*Short task*: Look for the string "this" in the lines and copy each line that has it.

(Rows from a dataset)

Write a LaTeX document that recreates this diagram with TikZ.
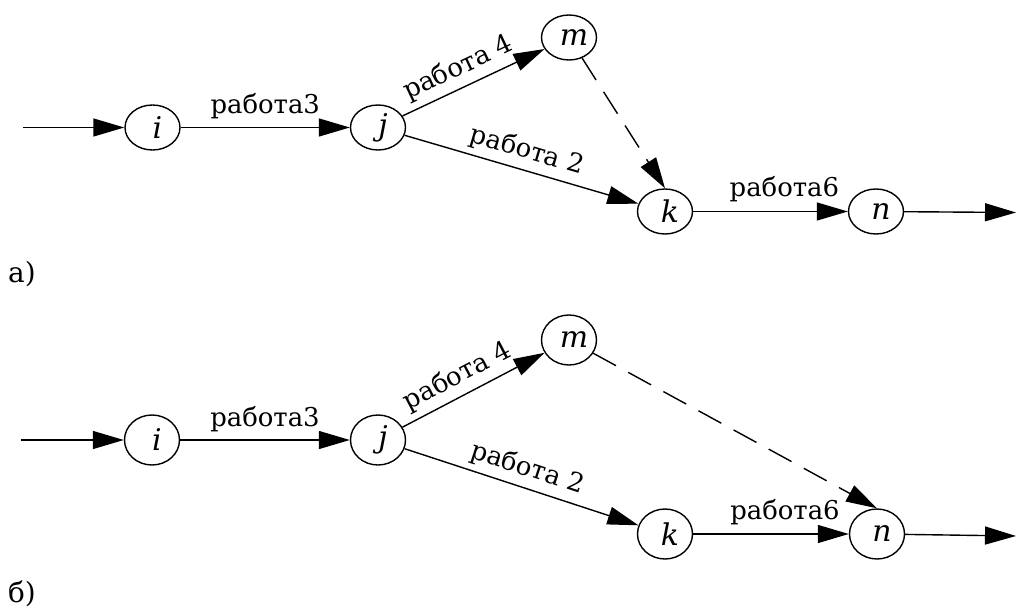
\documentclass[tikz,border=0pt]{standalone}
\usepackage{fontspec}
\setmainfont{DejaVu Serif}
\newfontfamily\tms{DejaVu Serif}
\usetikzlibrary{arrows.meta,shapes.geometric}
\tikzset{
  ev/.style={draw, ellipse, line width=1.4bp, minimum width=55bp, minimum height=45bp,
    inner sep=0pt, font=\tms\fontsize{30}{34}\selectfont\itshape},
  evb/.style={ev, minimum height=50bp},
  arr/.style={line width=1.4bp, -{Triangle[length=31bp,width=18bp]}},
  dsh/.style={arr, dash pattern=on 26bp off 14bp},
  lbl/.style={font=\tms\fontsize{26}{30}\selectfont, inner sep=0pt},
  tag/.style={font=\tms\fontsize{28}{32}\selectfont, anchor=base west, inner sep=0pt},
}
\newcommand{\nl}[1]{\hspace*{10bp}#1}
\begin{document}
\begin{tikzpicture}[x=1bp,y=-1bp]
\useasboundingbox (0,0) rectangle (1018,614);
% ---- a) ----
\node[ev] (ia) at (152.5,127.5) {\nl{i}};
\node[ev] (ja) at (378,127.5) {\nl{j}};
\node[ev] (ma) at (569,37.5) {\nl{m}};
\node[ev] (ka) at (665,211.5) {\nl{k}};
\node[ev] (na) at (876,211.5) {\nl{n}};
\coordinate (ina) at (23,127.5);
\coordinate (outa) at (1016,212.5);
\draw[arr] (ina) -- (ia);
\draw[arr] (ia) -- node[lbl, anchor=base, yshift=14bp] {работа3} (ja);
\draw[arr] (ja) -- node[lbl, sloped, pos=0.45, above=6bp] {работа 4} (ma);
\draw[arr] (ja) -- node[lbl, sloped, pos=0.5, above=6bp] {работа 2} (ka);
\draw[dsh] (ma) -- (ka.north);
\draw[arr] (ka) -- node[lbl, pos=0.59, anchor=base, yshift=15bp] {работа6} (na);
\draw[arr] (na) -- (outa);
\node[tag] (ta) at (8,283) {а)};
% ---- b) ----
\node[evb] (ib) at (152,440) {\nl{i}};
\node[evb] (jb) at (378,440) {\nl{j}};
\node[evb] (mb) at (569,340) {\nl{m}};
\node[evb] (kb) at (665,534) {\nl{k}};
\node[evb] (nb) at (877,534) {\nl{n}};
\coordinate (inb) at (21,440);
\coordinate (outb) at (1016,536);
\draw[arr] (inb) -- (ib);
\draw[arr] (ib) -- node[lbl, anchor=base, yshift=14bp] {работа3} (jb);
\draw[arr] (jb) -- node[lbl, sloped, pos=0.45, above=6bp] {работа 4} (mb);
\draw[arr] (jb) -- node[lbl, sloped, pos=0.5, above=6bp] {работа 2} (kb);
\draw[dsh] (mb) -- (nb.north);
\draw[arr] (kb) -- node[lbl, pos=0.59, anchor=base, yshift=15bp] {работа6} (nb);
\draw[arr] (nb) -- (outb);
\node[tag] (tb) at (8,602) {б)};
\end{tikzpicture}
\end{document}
...
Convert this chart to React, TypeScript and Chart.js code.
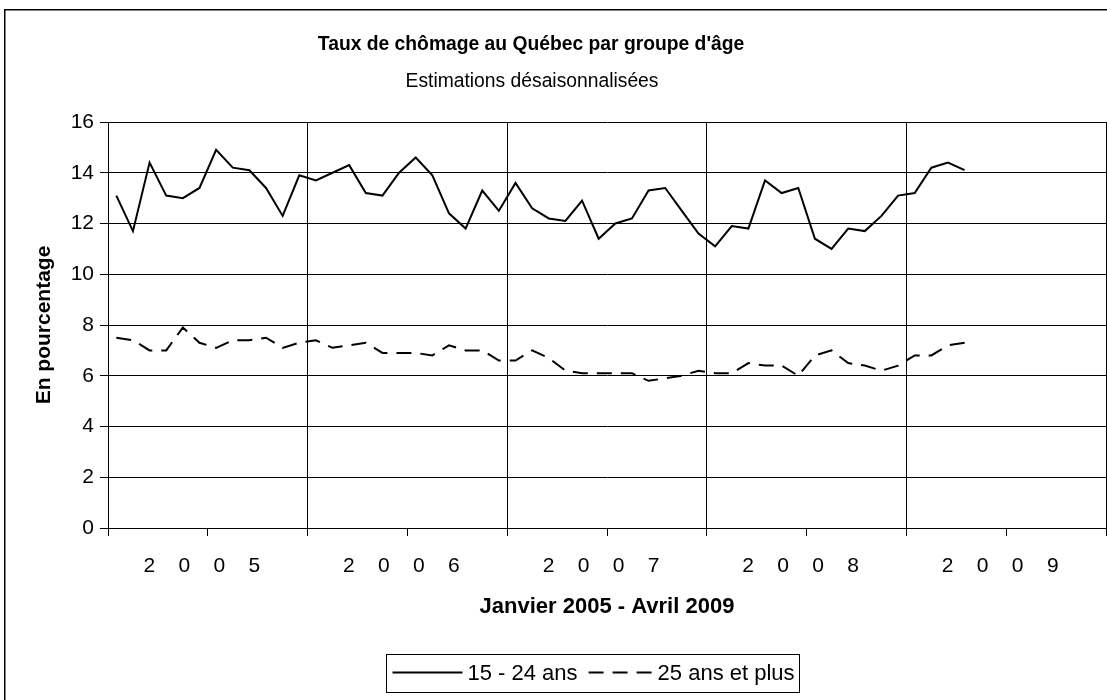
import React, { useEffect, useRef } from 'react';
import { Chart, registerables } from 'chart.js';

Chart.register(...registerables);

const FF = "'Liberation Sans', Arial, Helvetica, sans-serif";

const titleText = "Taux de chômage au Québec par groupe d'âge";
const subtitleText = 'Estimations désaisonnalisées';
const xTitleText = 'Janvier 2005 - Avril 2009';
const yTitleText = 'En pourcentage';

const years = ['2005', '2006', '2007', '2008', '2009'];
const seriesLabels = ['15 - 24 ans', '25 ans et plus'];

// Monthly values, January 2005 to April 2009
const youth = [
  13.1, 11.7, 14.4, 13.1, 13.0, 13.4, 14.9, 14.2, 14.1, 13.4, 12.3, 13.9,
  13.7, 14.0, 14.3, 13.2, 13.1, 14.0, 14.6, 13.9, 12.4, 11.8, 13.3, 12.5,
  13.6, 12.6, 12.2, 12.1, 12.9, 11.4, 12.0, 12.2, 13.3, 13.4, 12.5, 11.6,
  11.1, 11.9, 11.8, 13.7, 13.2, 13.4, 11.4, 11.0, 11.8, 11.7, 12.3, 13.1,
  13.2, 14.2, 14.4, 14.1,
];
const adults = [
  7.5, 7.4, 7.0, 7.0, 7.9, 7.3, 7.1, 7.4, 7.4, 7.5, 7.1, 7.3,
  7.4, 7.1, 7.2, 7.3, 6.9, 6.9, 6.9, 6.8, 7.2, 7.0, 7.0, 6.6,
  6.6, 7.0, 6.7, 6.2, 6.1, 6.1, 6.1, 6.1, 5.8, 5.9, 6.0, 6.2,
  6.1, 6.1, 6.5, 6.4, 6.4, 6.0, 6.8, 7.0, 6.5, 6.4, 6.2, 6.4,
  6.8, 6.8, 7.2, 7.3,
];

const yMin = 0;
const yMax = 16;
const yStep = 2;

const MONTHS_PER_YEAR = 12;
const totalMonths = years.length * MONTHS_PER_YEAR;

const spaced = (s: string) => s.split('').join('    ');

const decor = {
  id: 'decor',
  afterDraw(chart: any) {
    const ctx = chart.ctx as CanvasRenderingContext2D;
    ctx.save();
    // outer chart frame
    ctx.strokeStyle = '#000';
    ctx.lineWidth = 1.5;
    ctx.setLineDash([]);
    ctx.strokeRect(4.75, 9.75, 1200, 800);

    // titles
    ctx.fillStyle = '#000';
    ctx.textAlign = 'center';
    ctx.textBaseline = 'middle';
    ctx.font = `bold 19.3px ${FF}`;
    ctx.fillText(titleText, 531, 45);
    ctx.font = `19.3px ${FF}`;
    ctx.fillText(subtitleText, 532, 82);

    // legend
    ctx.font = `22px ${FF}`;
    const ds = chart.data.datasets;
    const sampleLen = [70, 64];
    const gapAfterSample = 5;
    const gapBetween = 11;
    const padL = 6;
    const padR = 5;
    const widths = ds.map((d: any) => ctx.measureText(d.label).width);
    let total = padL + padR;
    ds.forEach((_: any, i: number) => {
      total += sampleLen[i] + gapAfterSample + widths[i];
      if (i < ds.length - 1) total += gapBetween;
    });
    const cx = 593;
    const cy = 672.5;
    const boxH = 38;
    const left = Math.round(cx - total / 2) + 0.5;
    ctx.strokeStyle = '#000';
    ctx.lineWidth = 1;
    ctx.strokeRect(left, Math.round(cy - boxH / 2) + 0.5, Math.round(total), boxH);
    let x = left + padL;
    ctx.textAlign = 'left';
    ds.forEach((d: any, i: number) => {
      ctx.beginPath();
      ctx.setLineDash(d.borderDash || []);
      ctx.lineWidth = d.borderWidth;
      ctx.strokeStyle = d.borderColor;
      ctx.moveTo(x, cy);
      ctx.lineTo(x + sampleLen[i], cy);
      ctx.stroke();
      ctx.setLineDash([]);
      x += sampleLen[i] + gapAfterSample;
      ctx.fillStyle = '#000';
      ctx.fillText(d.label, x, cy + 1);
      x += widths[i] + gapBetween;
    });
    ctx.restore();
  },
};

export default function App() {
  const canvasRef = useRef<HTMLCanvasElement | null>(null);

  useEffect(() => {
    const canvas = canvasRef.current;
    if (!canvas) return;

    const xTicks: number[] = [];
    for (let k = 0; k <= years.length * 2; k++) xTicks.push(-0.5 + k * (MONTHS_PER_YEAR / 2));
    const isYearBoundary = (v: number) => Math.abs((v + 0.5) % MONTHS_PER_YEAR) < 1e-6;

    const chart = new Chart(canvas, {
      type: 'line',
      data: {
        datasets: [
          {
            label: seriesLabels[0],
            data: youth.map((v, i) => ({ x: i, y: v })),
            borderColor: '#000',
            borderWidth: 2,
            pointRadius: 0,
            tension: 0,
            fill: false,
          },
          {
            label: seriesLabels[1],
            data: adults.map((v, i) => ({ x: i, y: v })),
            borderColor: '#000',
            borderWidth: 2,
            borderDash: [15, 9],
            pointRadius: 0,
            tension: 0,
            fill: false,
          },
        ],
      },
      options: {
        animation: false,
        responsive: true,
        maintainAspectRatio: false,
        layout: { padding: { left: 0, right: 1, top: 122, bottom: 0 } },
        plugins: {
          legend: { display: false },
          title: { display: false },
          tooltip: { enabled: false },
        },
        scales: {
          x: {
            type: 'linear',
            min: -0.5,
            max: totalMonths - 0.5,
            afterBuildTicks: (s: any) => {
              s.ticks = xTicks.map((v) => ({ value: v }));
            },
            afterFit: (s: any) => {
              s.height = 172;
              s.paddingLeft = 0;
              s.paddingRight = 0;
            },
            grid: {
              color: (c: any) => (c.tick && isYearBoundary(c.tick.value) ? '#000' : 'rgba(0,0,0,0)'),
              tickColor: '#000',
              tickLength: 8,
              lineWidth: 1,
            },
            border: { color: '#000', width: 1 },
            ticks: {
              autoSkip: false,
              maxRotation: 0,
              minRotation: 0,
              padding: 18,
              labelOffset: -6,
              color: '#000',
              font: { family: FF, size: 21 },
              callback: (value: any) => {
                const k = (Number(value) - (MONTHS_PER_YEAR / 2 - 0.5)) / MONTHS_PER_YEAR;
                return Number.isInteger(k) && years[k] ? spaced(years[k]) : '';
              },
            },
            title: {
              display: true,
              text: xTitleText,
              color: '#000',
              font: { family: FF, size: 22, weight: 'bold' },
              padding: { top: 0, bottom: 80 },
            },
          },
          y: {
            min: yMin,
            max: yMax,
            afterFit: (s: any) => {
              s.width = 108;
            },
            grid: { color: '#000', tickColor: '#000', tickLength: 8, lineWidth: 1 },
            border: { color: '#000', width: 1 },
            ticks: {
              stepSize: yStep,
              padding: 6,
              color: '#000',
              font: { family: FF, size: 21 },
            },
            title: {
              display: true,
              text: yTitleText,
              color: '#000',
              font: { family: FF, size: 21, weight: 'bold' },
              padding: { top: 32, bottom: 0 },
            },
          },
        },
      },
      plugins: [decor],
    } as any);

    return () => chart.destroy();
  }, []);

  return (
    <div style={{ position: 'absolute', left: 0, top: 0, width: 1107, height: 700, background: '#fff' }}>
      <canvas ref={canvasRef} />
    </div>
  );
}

*The reply*:
Write a LaTeX document that recreates this diagram with TikZ.
Convert this chart to React, TypeScript and Chart.js code.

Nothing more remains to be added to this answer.